Whether you support this PNP government or not under their watch as much as 8,000 people have been killed in Jamaica within less than a decade. A high percentage of the persons killed have died at the hands of irresponsible shootings by law enforcement officers. This on an island which is not experiencing a civil war.

 

World track and field Championship 2005
The 2005 world track and field championship will take place in the summer at Helsinki, Finland. Although Asafa Powell had mixed feelings about the Athens, Olympics, He was­ happy to have made the final, but disappointed not to medal ­ to have medal. In 2005, his promise to Jamaicans is to break American Tim Montgomery’s world record of 9.78 seconds. “After the Olympics I just wanted to prove a point, I was the man to beat in Athens, so, I just went out there (in the Memorial Van Damme and Golden League meets) and showed the world what I had in store,” said Asafa Powell.

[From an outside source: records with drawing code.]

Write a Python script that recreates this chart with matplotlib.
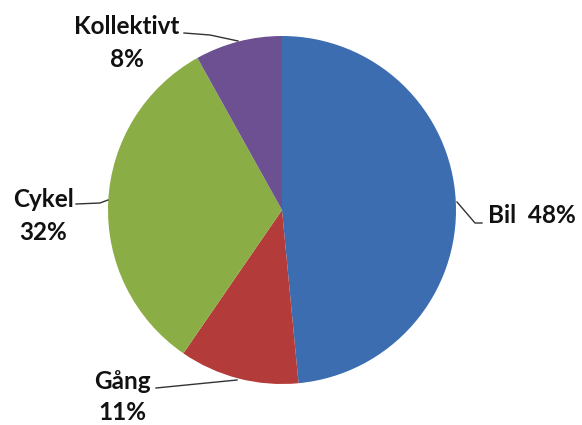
import matplotlib
matplotlib.use("Agg")
import matplotlib.pyplot as plt

categories = ["Bil", "Gång", "Cykel", "Kollektivt"]
values = [48, 11, 32, 8]
label_texts = ["Bil  48%", "Gång\n11%", "Cykel\n32%", "Kollektivt\n8%"]
colors = ["#3C6DB1", "#B33C3A", "#8BAD46", "#6D5092"]

W, H = 582, 425
fig = plt.figure(figsize=(W / 100, H / 100), dpi=100)
ax = fig.add_axes([0, 0, 1, 1])

cx, cy, r = 282, H - 210, 174
ax.pie(values, colors=colors, startangle=90, counterclock=False,
       center=(cx, cy), radius=r, frame=True,
       wedgeprops=dict(linewidth=0))
ax.set_xlim(0, W)
ax.set_ylim(0, H)
ax.set_aspect("equal")
ax.axis("off")

font = dict(family="Lato", weight="bold", size=17.5, color="#111111")

def P(x, y):
    return (x, H - y)

# Leader lines (pixel-based label placement)
lw = 1.0
lc = "#333333"
ax.plot(*zip(P(457, 202), P(475, 223), P(482, 223)), color=lc, lw=lw)
ax.plot(*zip(P(156, 388), P(237, 380)), color=lc, lw=lw)
ax.plot(*zip(P(76, 204), P(100, 203), P(108, 200)), color=lc, lw=lw)
ax.plot(*zip(P(184, 33), P(210, 35), P(238, 41)), color=lc, lw=lw)

# Labels
ax.text(*P(488, 215), label_texts[0], ha="left", va="center", linespacing=1.5, **font)
ax.text(*P(122, 397), label_texts[1], ha="center", va="center", linespacing=1.4, **font)
ax.text(*P(43, 216), label_texts[2], ha="center", va="center", linespacing=1.5, **font)
ax.text(*P(127, 43), label_texts[3], ha="center", va="center", linespacing=1.5, **font)

fig.savefig("out.png", dpi=100, facecolor="white")
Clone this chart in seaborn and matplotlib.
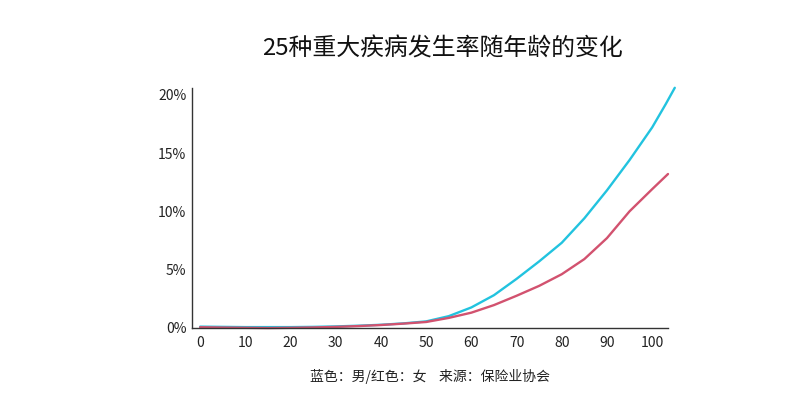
import numpy as np
import pandas as pd
import matplotlib
matplotlib.use("Agg")
import matplotlib.pyplot as plt
import seaborn as sns

# Data, incidence in %
AGE_MALE = [0, 5, 10, 15, 20, 25, 30, 35, 40, 45, 50, 55, 60, 65, 70, 75, 80, 85, 90, 95, 100, 103, 105]
MALE = [0.1, 0.08, 0.06, 0.06, 0.06, 0.08, 0.12, 0.18, 0.26, 0.38, 0.55, 1.0, 1.75, 2.8, 4.2, 5.7, 7.3, 9.4, 11.8, 14.4, 17.2, 19.2, 20.6]
AGE_FEMALE = [0, 5, 10, 15, 20, 25, 30, 35, 40, 45, 50, 55, 60, 65, 70, 75, 80, 85, 90, 95, 100, 103.5]
FEMALE = [0.05, 0.02, 0.0, -0.02, 0.0, 0.03, 0.08, 0.15, 0.24, 0.36, 0.5, 0.85, 1.3, 1.95, 2.75, 3.6, 4.6, 5.9, 7.7, 10.0, 11.9, 13.2]

X_TICKS = [0, 10, 20, 30, 40, 50, 60, 70, 80, 90, 100]
Y_TICKS = [0, 5, 10, 15, 20]
Y_TICK_LABELS = ["0%", "5%", "10%", "15%", "20%"]

TITLE = "25种重大疾病发生率随年龄的变化"
NOTE = "蓝色：男/红色：女    来源：保险业协会"

BLUE = "#22c3df"
RED = "#d2526f"

sns.set_theme(style="white")
plt.rcParams["font.family"] = ["Noto Sans CJK SC", "DejaVu Sans"]

df = pd.concat([
    pd.DataFrame({"age": AGE_MALE, "rate": MALE, "sex": "男"}),
    pd.DataFrame({"age": AGE_FEMALE, "rate": FEMALE, "sex": "女"}),
])

fig = plt.figure(figsize=(8, 4.16), dpi=100)
ax = fig.add_axes([0.24, 0.212, 0.595, 0.577])

sns.lineplot(data=df, x="age", y="rate", hue="sex", hue_order=["男", "女"],
             palette={"男": BLUE, "女": RED}, linewidth=1.7, legend=False, ax=ax)
for line in ax.lines:
    line.set_clip_on(False)

ax.set_xlim(-1.8, 103.5)
ax.set_ylim(0, 20.6)
ax.set_xticks(X_TICKS)
ax.set_yticks(Y_TICKS)
ax.set_yticklabels(Y_TICK_LABELS)
ax.tick_params(axis="both", length=0, labelsize=10, colors="#222222")
ax.tick_params(axis="y", pad=4)
ax.tick_params(axis="x", pad=6)
ax.set_xlabel("")
ax.set_ylabel("")
for side in ["top", "right"]:
    ax.spines[side].set_visible(False)
for side in ["left", "bottom"]:
    ax.spines[side].set_color("#333333")
    ax.spines[side].set_linewidth(1)

fig.text(0.5525, 0.882, TITLE, ha="center", va="center", fontsize=17.2, color="#111111")
fig.text(0.5375, 0.094, NOTE, ha="center", va="center", fontsize=10, color="#222222")

fig.savefig("out.png", dpi=100)
plt.close(fig)
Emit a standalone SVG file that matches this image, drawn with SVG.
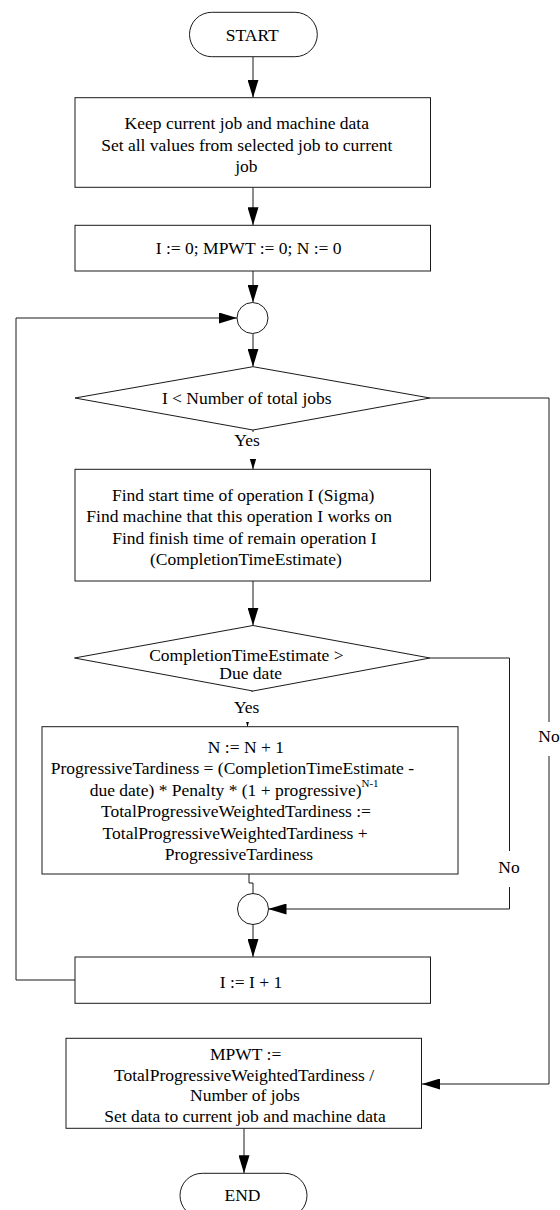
<svg xmlns="http://www.w3.org/2000/svg" width="560" height="1210" viewBox="0 0 560 1210">
<style>
.s{fill:#fff;stroke:#1a1a1a;stroke-width:1}
.c{fill:none;stroke:#1a1a1a;stroke-width:1}
.t{font-family:"Liberation Serif","Times New Roman",serif;font-size:17.5px;fill:#000;text-anchor:middle}
.ts{font-family:"Liberation Serif","Times New Roman",serif;font-size:17.5px;fill:#000}
.bg{fill:#fff;stroke:none}
</style>
<defs>
<marker id="arr" markerWidth="18" markerHeight="11" refX="18" refY="5.5" orient="auto" markerUnits="userSpaceOnUse">
<path d="M0,0 L18,5.5 L0,11 z" fill="#000"/>
</marker>
</defs>
<rect width="560" height="1210" fill="#fff"/>
<g id="connectors">
<path class="c" d="M253,56.7 V97.7" marker-end="url(#arr)"/>
<path class="c" d="M253,187.3 V225.3" marker-end="url(#arr)"/>
<path class="c" d="M253,271 V302.5" marker-end="url(#arr)"/>
<path class="c" d="M253,333.5 V366.7" marker-end="url(#arr)"/>
<path class="c" d="M253,430 V469.3" marker-end="url(#arr)"/>
<path class="c" d="M253,581 V625.5" marker-end="url(#arr)"/>
<path class="c" d="M252,691 V706 H247.5 V726.7" marker-end="url(#arr)"/>
<path class="c" d="M249,874 V883 H253 V893.5"/>
<path class="c" d="M253,924.5 V957" marker-end="url(#arr)"/>
<path class="c" d="M244,1128.3 V1173.3" marker-end="url(#arr)"/>
<path class="c" d="M430,398 H549 V1084 H422" marker-end="url(#arr)"/>
<path class="c" d="M430,658 H509.5 V909 H268.5" marker-end="url(#arr)"/>
<path class="c" d="M75,980 H16 V318 H237" marker-end="url(#arr)"/>
<rect class="bg" x="232" y="432" width="32" height="27"/>
<text class="t" x="247" y="446">Yes</text>
<rect class="bg" x="232" y="692" width="32" height="30"/>
<text class="t" x="246.7" y="712.5">Yes</text>
<rect class="bg" x="538" y="722" width="22" height="34"/>
<text class="t" x="549" y="742">No</text>
<rect class="bg" x="498" y="851" width="23" height="36"/>
<text class="t" x="509" y="873">No</text>
</g>
<g id="start">
<rect class="s" x="189.5" y="12.3" width="127.8" height="44.4" rx="22.2"/>
<text class="t" x="252.3" y="40.7">START</text>
</g>
<g id="keep">
<rect class="s" x="75" y="97.7" width="355.5" height="89.6"/>
<text class="t" x="246.8" y="129">Keep current job and machine data</text>
<text class="t" x="246.8" y="150.5">Set all values from selected job to current</text>
<text class="t" x="246.4" y="172">job</text>
</g>
<g id="init">
<rect class="s" x="75" y="225.3" width="355.5" height="45.7"/>
<text class="t" x="248.7" y="254">I := 0; MPWT := 0; N := 0</text>
</g>
<g id="merge1">
<circle class="s" cx="252.5" cy="318" r="15.5"/>
</g>
<g id="cond1">
<polygon class="s" points="253,366.7 430,398 253,430 75,398"/>
<text class="t" x="246.8" y="404">I &lt; Number of total jobs</text>
</g>
<g id="find">
<rect class="s" x="75" y="469.3" width="355.5" height="111.7"/>
<text class="t" x="243.2" y="500.5">Find start time of operation I (Sigma)</text>
<text class="t" x="239.2" y="522">Find machine that this operation I works on</text>
<text class="t" x="244.4" y="543.5">Find finish time of remain operation I</text>
<text class="t" x="245.9" y="565">(CompletionTimeEstimate)</text>
</g>
<g id="cond2">
<polygon class="s" points="253,625.5 430,658 253,691 74.5,658"/>
<text class="t" x="246.4" y="660.5">CompletionTimeEstimate &gt;</text>
<text class="t" x="250.7" y="679">Due date</text>
</g>
<g id="tardiness">
<rect class="s" x="42" y="726.7" width="416" height="147.3"/>
<text class="t" x="245.9" y="752.5">N := N + 1</text>
<text class="t" x="232.4" y="773.5">ProgressiveTardiness = (CompletionTimeEstimate -</text>
<text class="ts" x="89.7" y="795.5">due date) * Penalty * (1 + progressive)<tspan font-size="11px" dy="-9">N-1</tspan></text>
<text class="t" x="236" y="817">TotalProgressiveWeightedTardiness :=</text>
<text class="t" x="235.1" y="838.5">TotalProgressiveWeightedTardiness +</text>
<text class="t" x="238.9" y="860">ProgressiveTardiness</text>
</g>
<g id="merge2">
<circle class="s" cx="253" cy="909" r="15.5"/>
</g>
<g id="increment">
<rect class="s" x="75" y="957" width="355.5" height="46.3"/>
<text class="t" x="251" y="987.5">I := I + 1</text>
</g>
<g id="result">
<rect class="s" x="66" y="1038.3" width="355.5" height="90"/>
<text class="t" x="245.7" y="1060">MPWT :=</text>
<text class="t" x="244" y="1080.5">TotalProgressiveWeightedTardiness /</text>
<text class="t" x="245" y="1101">Number of jobs</text>
<text class="t" x="245" y="1121.5">Set data to current job and machine data</text>
</g>
<g id="end">
<rect class="s" x="180" y="1173.3" width="127" height="44.4" rx="22.2"/>
<text class="t" x="242.5" y="1201">END</text>
</g>
</svg>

When asked if the Brussels Memorial Van Damme meet run justified his statement of “I am the best”, Asafa replied: “Yes, I guess everyone sees that right now­ that I am the best because I went out there and ran 9.87 after the Olympics in no wind”.

Windies get ready for World cup Cricket lovely Cricket 2007
Jamaica in 2004 won the right to host the opening ceremony for Cricket World Cup 2007. The announcement of this and the series of matches in the World Cup were made at a ceremony in Montego Bay last summer.

Sabina Park, in Kingston, Jamaica will also host the West Indies team for all its preliminary matches in the first round of the competition, as well as one of the high-profile semi-final matches. The much sought-after final match of the World Cup 2007 tournament has been awarded to Kensington Oval in Bridgetown, Barbados.